From the listing below, pull out every line where the string "chart" appears.

*Data records*:
^^^^^^^^^^^^^^^^

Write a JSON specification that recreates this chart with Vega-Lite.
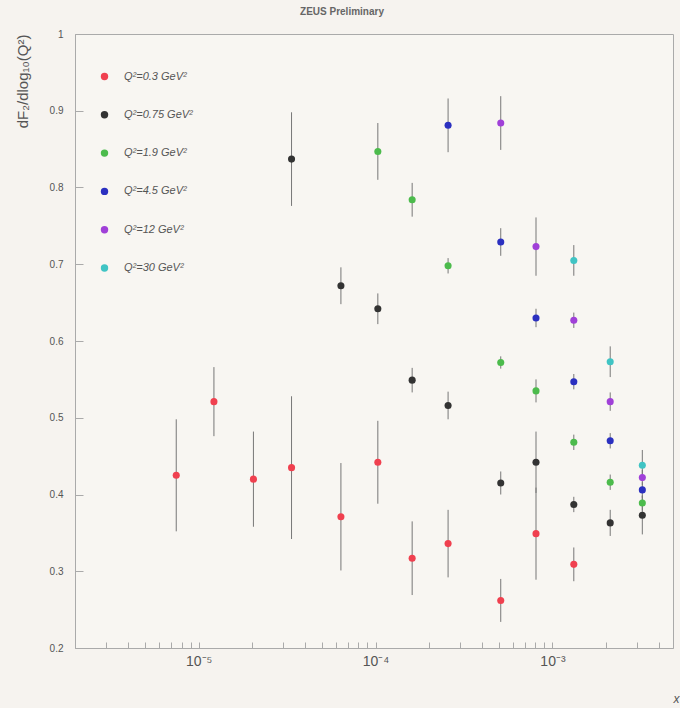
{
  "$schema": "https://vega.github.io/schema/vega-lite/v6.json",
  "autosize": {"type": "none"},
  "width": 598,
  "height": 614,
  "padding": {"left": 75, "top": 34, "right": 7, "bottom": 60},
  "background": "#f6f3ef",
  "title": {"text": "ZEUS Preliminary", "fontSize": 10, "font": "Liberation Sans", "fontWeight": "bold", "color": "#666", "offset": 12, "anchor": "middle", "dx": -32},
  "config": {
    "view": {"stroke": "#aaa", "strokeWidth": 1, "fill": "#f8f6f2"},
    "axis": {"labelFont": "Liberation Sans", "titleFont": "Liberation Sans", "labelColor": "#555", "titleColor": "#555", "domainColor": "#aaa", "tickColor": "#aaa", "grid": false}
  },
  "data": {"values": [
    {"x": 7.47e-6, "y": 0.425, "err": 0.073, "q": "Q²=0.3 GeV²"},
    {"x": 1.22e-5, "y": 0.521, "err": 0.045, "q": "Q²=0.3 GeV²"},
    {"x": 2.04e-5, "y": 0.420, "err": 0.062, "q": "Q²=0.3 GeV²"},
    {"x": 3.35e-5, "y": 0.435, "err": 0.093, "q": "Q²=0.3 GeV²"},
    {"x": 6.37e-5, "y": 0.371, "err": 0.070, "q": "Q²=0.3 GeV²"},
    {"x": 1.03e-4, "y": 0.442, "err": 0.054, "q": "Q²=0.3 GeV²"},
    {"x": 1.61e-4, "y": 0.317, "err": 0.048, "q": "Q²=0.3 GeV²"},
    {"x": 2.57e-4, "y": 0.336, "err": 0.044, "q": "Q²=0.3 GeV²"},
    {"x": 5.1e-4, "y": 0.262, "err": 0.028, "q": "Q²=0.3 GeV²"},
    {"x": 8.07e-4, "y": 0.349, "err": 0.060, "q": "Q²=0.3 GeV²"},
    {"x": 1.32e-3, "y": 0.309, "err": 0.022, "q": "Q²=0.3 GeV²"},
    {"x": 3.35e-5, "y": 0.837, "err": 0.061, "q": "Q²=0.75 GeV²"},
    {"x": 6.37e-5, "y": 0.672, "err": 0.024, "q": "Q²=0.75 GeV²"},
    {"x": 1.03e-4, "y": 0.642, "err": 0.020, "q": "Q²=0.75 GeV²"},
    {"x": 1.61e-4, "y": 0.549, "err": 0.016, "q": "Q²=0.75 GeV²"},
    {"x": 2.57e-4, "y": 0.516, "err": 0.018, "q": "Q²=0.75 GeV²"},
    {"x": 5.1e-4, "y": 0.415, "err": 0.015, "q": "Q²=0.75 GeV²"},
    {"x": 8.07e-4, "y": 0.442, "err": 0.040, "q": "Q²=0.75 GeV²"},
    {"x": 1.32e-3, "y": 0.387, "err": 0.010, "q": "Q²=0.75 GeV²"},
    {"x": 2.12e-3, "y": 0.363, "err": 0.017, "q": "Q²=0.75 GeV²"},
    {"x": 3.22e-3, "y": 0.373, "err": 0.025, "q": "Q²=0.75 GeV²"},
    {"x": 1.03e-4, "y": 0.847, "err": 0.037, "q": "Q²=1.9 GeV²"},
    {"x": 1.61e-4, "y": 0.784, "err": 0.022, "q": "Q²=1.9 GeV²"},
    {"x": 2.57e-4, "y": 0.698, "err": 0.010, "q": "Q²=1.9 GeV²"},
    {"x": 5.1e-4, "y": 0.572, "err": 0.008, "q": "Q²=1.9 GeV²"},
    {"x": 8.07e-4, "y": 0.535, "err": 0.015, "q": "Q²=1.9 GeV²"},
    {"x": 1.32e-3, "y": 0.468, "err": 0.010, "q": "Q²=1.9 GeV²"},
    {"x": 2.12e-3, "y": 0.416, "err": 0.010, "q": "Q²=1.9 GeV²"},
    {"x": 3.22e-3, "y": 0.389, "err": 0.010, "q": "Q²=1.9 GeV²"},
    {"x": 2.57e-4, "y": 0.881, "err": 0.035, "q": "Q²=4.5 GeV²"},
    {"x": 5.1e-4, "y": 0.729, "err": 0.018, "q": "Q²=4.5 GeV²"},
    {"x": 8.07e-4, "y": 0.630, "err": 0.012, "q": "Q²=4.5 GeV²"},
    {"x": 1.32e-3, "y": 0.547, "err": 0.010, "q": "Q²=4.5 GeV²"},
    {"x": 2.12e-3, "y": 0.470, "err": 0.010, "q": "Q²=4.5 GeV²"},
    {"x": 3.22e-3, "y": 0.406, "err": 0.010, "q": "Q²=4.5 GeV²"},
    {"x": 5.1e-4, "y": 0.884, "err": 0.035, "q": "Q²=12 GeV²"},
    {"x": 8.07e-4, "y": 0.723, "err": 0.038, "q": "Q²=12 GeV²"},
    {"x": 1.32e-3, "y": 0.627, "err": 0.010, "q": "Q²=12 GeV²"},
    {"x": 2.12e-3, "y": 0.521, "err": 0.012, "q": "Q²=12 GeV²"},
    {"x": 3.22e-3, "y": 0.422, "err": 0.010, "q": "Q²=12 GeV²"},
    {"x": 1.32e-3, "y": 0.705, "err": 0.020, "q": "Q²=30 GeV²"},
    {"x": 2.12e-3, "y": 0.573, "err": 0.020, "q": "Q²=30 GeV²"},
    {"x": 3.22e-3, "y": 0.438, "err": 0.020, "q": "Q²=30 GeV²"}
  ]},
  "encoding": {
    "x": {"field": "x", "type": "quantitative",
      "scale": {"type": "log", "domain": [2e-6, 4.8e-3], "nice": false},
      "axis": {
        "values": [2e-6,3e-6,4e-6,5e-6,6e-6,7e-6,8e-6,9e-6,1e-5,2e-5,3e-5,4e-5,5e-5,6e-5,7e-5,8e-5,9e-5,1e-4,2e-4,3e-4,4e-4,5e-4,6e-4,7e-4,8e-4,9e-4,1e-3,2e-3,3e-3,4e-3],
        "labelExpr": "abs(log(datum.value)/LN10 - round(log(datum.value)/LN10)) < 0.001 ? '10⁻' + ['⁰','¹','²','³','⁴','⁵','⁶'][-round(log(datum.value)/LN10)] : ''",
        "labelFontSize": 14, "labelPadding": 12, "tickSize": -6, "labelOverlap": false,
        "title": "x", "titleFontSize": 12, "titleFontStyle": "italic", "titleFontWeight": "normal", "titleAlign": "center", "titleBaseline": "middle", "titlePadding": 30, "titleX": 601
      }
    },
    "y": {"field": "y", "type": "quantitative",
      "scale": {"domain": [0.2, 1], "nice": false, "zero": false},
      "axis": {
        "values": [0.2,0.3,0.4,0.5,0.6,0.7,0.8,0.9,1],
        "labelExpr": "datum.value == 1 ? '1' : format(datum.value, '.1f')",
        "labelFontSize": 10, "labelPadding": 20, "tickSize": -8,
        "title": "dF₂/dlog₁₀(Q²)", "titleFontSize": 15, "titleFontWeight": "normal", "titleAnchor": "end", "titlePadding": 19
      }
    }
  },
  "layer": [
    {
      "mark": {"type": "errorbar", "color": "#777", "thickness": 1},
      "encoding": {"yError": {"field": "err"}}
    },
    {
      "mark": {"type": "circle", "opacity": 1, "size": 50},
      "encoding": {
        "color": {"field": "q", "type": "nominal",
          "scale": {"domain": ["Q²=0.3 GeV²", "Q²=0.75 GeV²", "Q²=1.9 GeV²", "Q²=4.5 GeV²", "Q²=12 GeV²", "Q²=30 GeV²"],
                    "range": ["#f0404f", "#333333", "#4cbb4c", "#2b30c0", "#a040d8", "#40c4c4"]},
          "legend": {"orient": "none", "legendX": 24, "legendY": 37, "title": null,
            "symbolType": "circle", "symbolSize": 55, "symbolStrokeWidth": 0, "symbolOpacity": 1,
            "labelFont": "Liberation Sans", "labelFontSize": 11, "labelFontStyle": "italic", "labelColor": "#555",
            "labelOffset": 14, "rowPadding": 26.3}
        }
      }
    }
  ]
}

^^^^^^^^^^^^^^^^

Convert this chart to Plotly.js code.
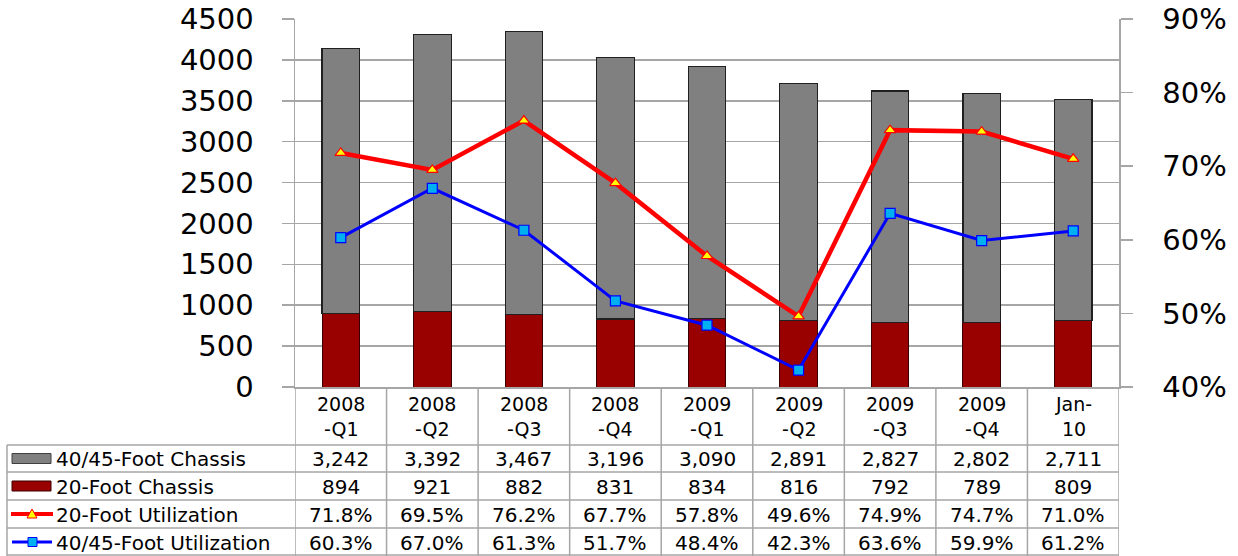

^^^^^^^^^^^^^^^^

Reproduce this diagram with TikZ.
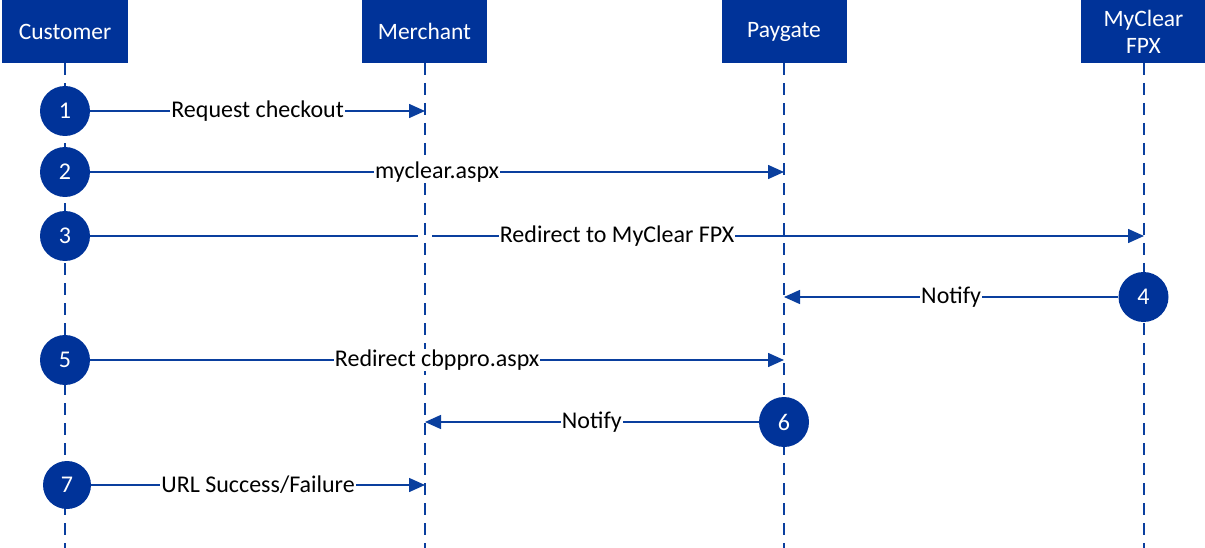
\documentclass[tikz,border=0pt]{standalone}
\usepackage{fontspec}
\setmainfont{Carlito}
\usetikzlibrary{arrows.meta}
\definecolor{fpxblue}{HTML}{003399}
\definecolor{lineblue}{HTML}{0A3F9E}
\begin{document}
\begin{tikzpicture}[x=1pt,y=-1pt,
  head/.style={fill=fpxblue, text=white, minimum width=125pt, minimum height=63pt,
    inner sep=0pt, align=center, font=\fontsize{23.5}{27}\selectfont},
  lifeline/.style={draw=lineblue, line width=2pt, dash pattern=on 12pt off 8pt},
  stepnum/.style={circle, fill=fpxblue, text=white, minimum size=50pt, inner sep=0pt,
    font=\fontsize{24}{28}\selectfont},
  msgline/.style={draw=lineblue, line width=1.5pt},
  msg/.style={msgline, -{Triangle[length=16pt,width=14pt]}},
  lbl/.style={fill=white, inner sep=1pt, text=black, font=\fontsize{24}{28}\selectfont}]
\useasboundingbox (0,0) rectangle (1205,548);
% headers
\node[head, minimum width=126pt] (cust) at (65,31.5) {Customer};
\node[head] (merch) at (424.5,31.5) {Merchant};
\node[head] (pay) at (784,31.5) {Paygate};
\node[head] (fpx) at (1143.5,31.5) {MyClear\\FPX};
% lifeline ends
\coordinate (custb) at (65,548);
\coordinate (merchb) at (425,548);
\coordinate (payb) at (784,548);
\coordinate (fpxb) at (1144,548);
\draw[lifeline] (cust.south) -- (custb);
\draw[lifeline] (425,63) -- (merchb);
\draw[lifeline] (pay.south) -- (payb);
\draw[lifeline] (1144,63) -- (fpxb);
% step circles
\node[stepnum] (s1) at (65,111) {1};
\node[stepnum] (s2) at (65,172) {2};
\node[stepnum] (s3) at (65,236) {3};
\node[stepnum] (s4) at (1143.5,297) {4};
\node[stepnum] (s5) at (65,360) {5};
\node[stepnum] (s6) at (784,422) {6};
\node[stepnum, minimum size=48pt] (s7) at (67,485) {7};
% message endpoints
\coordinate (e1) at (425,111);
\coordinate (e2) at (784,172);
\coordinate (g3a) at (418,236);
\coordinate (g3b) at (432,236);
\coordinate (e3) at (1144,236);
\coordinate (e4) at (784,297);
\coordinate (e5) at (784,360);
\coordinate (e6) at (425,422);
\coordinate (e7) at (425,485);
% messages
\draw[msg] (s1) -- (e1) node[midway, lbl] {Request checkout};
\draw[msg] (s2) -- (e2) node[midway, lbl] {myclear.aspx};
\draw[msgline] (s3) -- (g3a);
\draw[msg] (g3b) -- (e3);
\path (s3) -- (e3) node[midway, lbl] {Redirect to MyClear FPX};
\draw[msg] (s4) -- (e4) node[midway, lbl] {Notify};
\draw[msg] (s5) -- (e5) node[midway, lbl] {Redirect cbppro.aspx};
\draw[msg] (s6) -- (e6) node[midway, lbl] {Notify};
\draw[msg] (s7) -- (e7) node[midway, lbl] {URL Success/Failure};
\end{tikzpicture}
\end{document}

^^^^^^^^^^^^^^^^

*Solution*:
Write a JSON specification that recreates this chart with Vega-Lite.
Convert this chart to Plotly.js code.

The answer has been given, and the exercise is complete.